John Kelly's Pass the Blutwurst, Bitte at LaMaMa
http://www.thirteen.org/sundayarts/blog/performance/blutwurst-bitte/1009/
With seemingly the entire dance world obsessed with some combination of the tribulations of training for Black Swan and real-life dancers being accused of eating too many sugarplums (gee: BALLET IS HARD!), John Kelly went about his Zen-like way, channelling Egon Schiele inPass the Blutwurst, Bitte, at La Mama, which ends Dec 19. Artistic polymath Kelly taps choreography, acting, vocalization, and film to craft a multi-faceted, sublimely poetic portrait of the painter which was first performed 28 years ago — coincidentally, the terribly young age at which the painter passed away.

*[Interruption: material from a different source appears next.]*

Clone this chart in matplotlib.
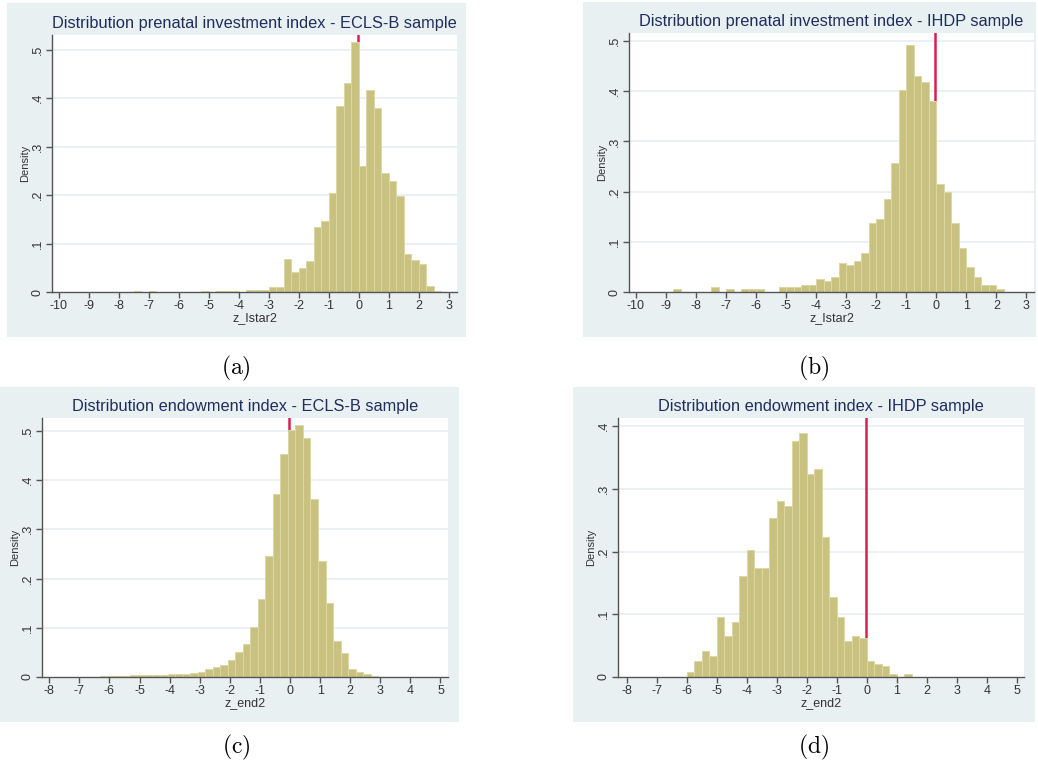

The performance feels pared away rather than built up, as reduced to its structure as Schiele painted himself in his portraits. The Vienna Secession seemed to embody the conscious correction of excess with an imposed asceticism. Schiele embraced this reductive attitude, in opposition to fellow Secessionist Gustav Klimt’s visual opulence. Schiele boiled down his fraught portraits into a spaghetti bowl of lines and some strategic patches of acid hues against a white ground. Kelly relies surprisingly little on depicting Schiele’s actual artwork, though one of the few instances is memorable — he scrapes away a thick layer of vanilla pudding paint to reveal the portrait of muse Wally, intriguingly played by Timberly Canale (who impressively chugged several steins of beer to accompany her wurst).